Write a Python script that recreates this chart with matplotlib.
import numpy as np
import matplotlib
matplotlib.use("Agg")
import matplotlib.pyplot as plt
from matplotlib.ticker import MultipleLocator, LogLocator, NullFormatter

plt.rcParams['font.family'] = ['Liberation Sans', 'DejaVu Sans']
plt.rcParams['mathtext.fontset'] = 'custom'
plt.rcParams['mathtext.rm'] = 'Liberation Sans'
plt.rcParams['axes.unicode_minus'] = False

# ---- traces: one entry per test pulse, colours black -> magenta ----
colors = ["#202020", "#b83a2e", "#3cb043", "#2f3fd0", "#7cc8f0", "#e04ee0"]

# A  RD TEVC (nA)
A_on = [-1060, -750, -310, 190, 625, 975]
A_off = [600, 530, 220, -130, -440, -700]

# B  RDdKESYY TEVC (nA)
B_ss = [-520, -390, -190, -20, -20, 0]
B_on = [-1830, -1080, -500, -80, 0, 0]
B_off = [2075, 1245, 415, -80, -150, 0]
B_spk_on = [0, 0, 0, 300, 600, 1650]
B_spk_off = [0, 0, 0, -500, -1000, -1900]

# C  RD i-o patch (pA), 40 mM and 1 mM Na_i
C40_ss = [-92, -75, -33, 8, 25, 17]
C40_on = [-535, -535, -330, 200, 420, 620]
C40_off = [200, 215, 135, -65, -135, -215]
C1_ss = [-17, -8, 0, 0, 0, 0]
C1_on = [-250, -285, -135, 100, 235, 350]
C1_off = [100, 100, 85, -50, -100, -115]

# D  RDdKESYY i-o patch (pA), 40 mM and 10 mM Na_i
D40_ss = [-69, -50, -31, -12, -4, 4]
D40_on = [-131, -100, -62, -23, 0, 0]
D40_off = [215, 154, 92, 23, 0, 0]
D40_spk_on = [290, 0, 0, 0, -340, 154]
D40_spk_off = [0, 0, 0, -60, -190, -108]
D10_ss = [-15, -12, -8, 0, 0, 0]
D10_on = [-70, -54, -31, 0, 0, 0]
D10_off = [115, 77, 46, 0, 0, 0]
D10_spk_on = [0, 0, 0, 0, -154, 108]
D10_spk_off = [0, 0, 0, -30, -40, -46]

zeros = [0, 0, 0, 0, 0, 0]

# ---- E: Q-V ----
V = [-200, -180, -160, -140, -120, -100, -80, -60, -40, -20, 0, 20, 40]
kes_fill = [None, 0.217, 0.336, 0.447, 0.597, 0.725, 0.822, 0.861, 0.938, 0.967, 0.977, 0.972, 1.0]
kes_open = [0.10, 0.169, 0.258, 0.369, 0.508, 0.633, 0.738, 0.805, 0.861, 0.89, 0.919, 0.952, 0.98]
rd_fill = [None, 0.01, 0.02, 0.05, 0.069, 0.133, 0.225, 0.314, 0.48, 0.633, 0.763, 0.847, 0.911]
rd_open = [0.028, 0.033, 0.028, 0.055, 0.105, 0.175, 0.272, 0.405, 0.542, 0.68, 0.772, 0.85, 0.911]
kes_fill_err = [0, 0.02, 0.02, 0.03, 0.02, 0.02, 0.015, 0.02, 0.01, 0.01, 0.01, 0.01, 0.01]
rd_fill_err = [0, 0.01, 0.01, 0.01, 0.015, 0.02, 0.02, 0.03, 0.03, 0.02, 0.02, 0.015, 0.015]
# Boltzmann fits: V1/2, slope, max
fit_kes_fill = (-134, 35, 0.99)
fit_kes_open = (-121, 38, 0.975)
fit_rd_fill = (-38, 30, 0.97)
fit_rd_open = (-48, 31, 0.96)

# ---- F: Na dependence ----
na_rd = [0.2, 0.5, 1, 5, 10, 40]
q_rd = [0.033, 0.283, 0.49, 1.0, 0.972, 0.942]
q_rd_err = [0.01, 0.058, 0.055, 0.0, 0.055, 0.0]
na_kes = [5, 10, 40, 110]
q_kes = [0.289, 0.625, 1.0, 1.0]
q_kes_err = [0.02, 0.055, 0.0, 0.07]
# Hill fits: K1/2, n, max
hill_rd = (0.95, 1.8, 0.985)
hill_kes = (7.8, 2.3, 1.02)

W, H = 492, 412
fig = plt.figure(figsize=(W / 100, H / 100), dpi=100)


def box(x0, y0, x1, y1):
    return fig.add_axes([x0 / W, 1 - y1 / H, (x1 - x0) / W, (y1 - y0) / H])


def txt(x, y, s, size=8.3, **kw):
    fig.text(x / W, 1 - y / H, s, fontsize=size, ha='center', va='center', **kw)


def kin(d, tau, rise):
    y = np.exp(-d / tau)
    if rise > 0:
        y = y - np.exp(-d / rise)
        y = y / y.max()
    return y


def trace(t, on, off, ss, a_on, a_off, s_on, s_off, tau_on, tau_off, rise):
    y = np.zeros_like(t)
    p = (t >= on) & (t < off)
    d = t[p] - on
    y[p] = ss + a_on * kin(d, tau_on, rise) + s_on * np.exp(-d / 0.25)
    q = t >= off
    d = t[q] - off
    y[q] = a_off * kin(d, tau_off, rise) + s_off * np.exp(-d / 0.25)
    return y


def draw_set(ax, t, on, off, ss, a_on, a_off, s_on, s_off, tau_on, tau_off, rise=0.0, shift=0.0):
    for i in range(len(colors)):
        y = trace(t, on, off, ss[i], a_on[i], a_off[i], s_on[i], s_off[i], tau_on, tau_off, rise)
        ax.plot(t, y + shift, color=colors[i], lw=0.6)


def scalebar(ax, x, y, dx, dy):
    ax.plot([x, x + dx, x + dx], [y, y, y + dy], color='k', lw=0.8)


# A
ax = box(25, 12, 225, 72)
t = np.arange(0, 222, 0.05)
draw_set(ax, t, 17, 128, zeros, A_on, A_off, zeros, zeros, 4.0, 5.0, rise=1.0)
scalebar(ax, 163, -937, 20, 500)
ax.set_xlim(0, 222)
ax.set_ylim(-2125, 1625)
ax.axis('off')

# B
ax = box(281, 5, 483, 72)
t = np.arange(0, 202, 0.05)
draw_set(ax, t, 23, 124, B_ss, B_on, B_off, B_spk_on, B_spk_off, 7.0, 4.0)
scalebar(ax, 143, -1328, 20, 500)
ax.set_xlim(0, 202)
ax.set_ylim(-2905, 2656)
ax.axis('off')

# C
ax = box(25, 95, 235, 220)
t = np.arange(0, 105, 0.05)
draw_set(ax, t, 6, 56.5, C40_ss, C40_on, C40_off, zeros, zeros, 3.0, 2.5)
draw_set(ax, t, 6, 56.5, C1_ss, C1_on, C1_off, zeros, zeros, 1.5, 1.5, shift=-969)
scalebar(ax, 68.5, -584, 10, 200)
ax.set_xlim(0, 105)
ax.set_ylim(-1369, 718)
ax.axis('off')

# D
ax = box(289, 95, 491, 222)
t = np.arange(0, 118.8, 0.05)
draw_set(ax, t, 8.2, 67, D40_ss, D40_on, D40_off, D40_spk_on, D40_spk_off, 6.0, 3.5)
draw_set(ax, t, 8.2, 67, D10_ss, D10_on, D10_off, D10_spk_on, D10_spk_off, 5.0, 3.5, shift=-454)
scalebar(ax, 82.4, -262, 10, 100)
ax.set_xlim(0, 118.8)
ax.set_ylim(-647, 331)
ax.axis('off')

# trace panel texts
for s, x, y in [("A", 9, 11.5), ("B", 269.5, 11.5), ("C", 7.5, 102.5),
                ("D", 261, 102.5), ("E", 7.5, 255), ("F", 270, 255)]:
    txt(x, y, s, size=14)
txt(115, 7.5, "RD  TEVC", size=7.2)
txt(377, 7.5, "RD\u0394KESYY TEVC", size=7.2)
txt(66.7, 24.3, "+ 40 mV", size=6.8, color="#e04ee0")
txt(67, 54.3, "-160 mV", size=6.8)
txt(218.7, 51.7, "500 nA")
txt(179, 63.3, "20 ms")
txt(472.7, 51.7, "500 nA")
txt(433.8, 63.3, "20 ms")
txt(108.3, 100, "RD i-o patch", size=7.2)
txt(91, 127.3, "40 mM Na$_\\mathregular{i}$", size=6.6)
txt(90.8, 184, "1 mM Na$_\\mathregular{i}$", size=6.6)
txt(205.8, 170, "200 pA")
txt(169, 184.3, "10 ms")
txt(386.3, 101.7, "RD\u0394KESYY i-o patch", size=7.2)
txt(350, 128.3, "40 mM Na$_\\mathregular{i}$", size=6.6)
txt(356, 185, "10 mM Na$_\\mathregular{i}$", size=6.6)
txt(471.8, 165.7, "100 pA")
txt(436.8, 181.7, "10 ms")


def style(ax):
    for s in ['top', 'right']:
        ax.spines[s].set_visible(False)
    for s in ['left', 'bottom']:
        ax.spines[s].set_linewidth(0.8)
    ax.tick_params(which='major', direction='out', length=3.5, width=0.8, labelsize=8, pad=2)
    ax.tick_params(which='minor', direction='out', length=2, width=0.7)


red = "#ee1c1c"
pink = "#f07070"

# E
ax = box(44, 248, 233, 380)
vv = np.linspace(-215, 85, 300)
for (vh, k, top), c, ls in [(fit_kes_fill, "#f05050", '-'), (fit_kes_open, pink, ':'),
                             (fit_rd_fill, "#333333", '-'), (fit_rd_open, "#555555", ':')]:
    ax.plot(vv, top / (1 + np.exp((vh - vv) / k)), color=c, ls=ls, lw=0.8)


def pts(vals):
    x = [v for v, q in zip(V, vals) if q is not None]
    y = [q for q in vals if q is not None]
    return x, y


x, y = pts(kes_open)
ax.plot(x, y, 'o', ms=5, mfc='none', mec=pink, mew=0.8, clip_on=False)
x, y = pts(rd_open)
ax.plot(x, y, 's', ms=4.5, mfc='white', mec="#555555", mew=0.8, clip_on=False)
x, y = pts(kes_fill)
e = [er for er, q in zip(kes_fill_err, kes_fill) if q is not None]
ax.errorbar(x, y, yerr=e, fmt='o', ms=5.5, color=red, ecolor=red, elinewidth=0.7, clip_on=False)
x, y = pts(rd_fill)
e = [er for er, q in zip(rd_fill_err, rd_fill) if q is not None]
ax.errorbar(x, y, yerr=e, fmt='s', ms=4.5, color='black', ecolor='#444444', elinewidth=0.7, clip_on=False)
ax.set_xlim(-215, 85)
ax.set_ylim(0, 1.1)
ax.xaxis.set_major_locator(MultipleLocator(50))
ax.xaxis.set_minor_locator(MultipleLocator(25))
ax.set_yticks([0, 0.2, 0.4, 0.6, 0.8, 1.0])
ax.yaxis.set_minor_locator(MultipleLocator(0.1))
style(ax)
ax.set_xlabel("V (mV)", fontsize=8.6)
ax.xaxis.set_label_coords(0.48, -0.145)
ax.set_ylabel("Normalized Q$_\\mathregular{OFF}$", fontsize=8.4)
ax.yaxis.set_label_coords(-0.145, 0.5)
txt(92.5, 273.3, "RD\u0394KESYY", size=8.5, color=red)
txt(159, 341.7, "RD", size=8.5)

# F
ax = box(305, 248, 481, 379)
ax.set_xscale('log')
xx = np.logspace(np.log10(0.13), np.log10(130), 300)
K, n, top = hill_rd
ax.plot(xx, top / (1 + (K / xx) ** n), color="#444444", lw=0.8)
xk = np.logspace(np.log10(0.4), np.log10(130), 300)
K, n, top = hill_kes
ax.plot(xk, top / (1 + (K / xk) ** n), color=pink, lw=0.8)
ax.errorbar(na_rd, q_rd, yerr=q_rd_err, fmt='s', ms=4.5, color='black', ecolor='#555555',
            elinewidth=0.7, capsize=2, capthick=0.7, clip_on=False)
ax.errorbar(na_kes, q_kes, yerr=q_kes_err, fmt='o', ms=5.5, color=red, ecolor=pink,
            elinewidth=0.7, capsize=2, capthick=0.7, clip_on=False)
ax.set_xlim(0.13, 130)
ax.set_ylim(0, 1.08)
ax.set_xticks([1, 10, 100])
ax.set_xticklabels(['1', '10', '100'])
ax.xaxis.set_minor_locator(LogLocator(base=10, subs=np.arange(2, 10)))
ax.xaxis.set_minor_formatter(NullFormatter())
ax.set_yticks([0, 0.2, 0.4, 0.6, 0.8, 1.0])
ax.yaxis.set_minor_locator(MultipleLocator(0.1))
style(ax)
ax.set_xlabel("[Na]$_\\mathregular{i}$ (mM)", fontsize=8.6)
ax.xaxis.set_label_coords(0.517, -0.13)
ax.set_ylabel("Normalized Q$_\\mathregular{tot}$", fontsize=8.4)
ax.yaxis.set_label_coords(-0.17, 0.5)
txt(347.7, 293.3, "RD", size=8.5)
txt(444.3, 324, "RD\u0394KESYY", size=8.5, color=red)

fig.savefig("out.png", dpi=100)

— Instruction —
Give the lines again, exactly as they stand, from the beginning of the data through the line with "C1_off = [100, 100, 85, -50, -100, -115]".

— In response —
Write a Python script that recreates this chart with matplotlib.
import numpy as np
import matplotlib
matplotlib.use("Agg")
import matplotlib.pyplot as plt
from matplotlib.ticker import MultipleLocator, LogLocator, NullFormatter

plt.rcParams['font.family'] = ['Liberation Sans', 'DejaVu Sans']
plt.rcParams['mathtext.fontset'] = 'custom'
plt.rcParams['mathtext.rm'] = 'Liberation Sans'
plt.rcParams['axes.unicode_minus'] = False

# ---- traces: one entry per test pulse, colours black -> magenta ----
colors = ["#202020", "#b83a2e", "#3cb043", "#2f3fd0", "#7cc8f0", "#e04ee0"]

# A  RD TEVC (nA)
A_on = [-1060, -750, -310, 190, 625, 975]
A_off = [600, 530, 220, -130, -440, -700]

# B  RDdKESYY TEVC (nA)
B_ss = [-520, -390, -190, -20, -20, 0]
B_on = [-1830, -1080, -500, -80, 0, 0]
B_off = [2075, 1245, 415, -80, -150, 0]
B_spk_on = [0, 0, 0, 300, 600, 1650]
B_spk_off = [0, 0, 0, -500, -1000, -1900]

# C  RD i-o patch (pA), 40 mM and 1 mM Na_i
C40_ss = [-92, -75, -33, 8, 25, 17]
C40_on = [-535, -535, -330, 200, 420, 620]
C40_off = [200, 215, 135, -65, -135, -215]
C1_ss = [-17, -8, 0, 0, 0, 0]
C1_on = [-250, -285, -135, 100, 235, 350]
C1_off = [100, 100, 85, -50, -100, -115]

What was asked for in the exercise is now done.